2. The Muppet Christmas Carol (1992)
My favourite of all the Muppet movies. All of the hilarity and slapstick fun that one expects from Jim Henson’s puppet friends, but what makes A Muppet Christmas Carol so special it its ability to retain the strong moral message of Dickens’ original work without making the picture too heavy for children.

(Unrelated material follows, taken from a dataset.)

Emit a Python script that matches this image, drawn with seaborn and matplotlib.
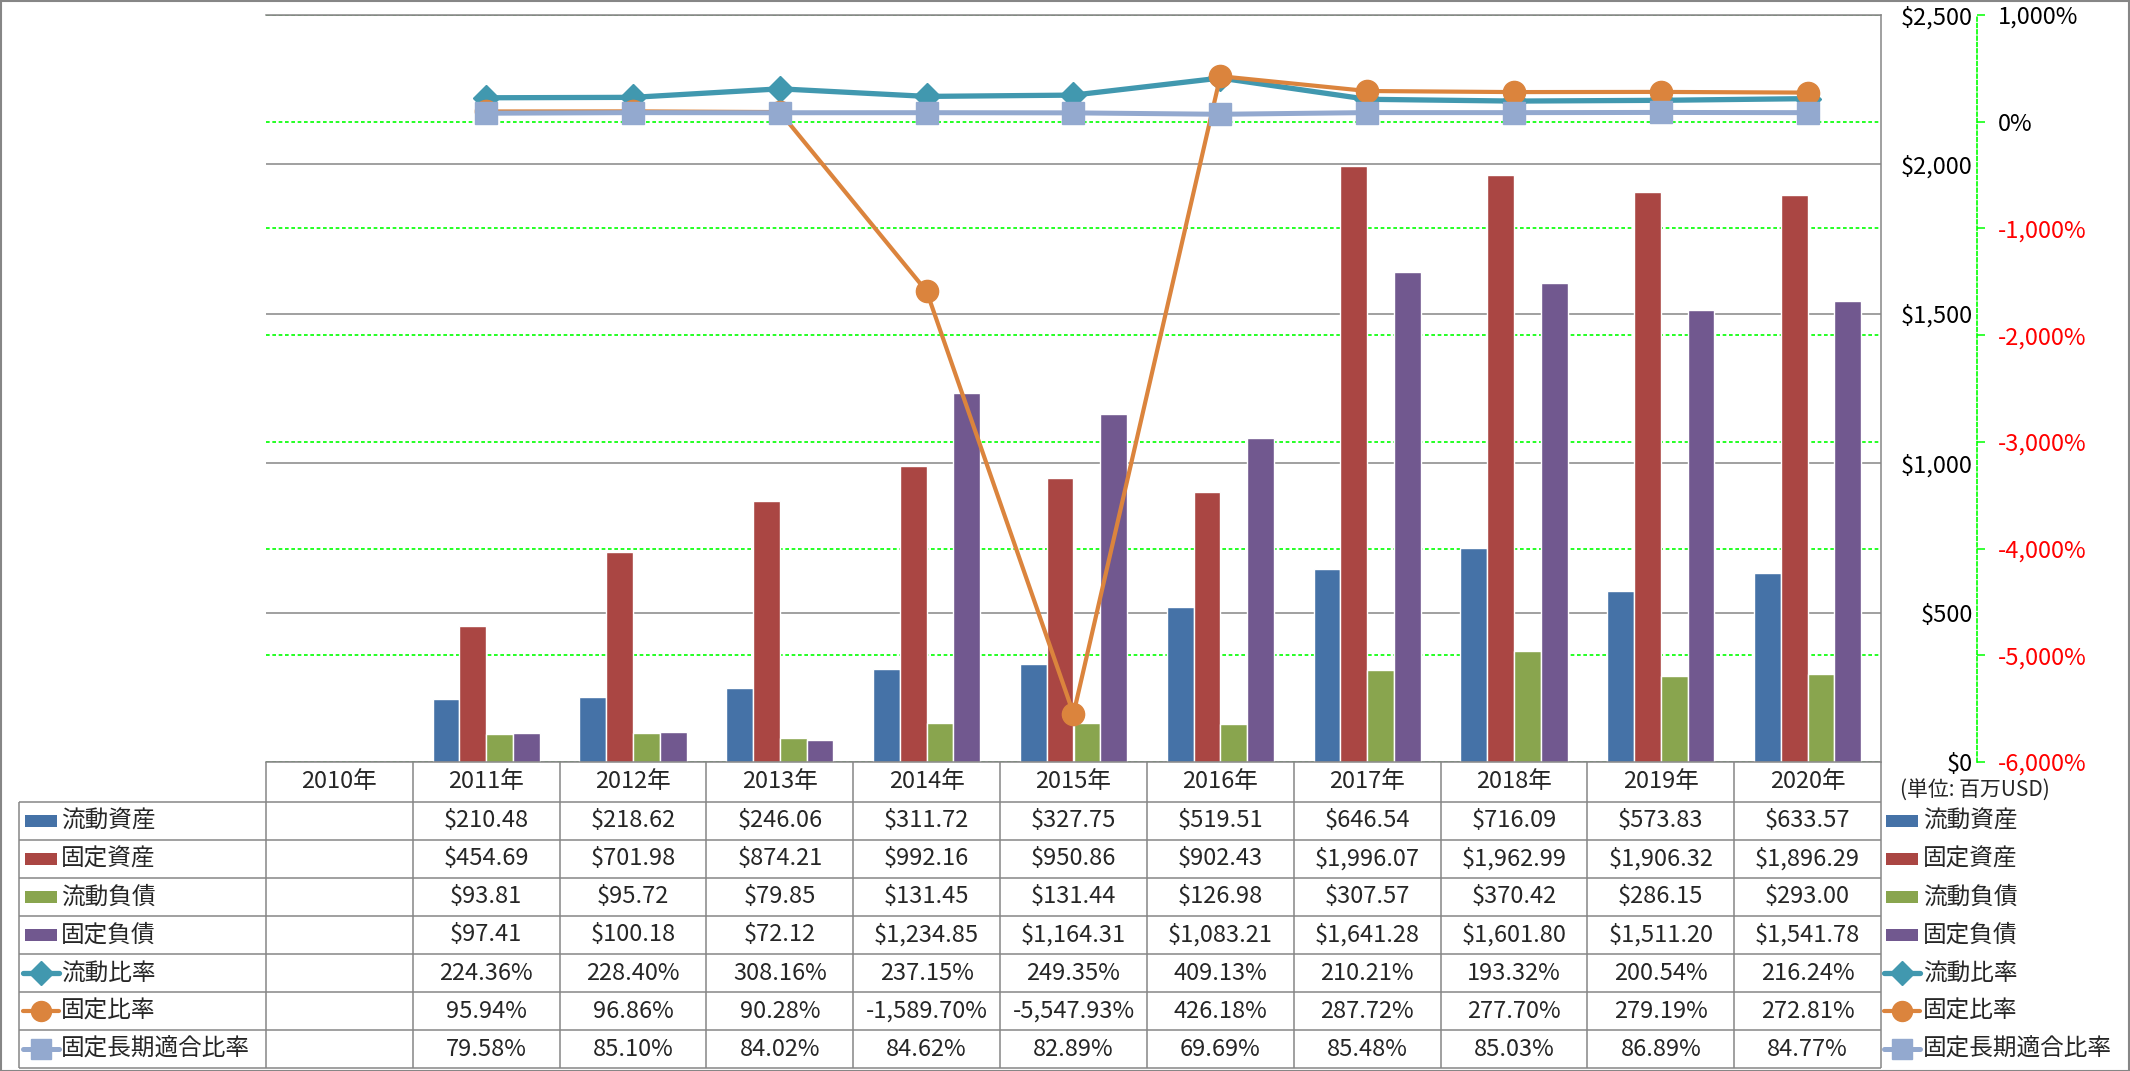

3. Meet Me In St. Louis (1944)
Though Meet Me In St. Louis is a classic that spans a year in the life of Judy Garland’s Esther Smith and her family, her rendition of ‘Have Yourself A Merry Little Christmas’ became an instant seasonal favourite and remains one of the most popular Christmas songs to this day.
4. 8 Women (2002)
A French black comedy that revolves around a ‘whodunnit’ murder and the ensuing chaos that stems from it when a group eight women gather at a remote location for a family Christmas. You’ll be hard pushed to find a more glorious ensemble of European actresses in a single film. Endless fun.
5. Home Alone (1990)
The film that made an entire generation of children dream for a day, just a single day, of freedom from their parents so they could attempt to do even 5% of the outrageous and amazing things that Macaulay Culkin got to do in Home Alone. In return, a generation of parents were left to creep around their own houses, checking for booby traps in every corner.
6. It’s A Wonderful Life (1946)
One of the greatest films of all time, let alone the Christmas genre. James Stewart plays George Bailey, a man on the brink of suicide on Christmas Eve when a guardian angel is sent to him and shows him what life would be like had he never have been born. A lesson in morality and certain to bring a tear to your eye.
7. Jingle All The Way (1996)
Not a classic by any means, but going to the cinema to see Jingle All The Way as an excited seven year old is one of my favourite Christmas memories. It takes the familiar scenario of being the only parent who hasn’t bought the ‘must have’ toy of the year, and turns every single level up to eleven. Great fun.
8. Miracle On 34th Street (1994)
Admittedly not as acclaimed as the 1947 original, my relationship with the 1994 remake of Miracle On 34th Street is simply down to the matter of timing. As a five year old not yet educated in the ways of classic film, black and white wasn’t on my list of things to be interested in, therefore Richard Attenborough and Mara Wilson got my vote instead. Still a great Christmas movie nonetheless!
9. Tokyo Godfathers (2003)
An enchanting and unconventional Christmas tale. Three homeless people discover an abandoned baby on Christmas Eve and endeavour to reunite it with its parents. I can be almost certain in proclaiming that this is the only Christmas film you will ever see that includes a middle aged alcoholic and a trans woman among the cast of leading characters. A must see!
10. While You Were Sleeping (1995)
Set amidst all the beauty and schmaltz of the Christmas period, Sandra Bullock stars as a lonely but loveable woman who becomes infatuated with the man of her dreams. The only problem is that he is in a coma, has never actually met her, and she is becoming increasingly involved with his brother. Somewhat twisted for this type of fluffy romantic comedy, but it works!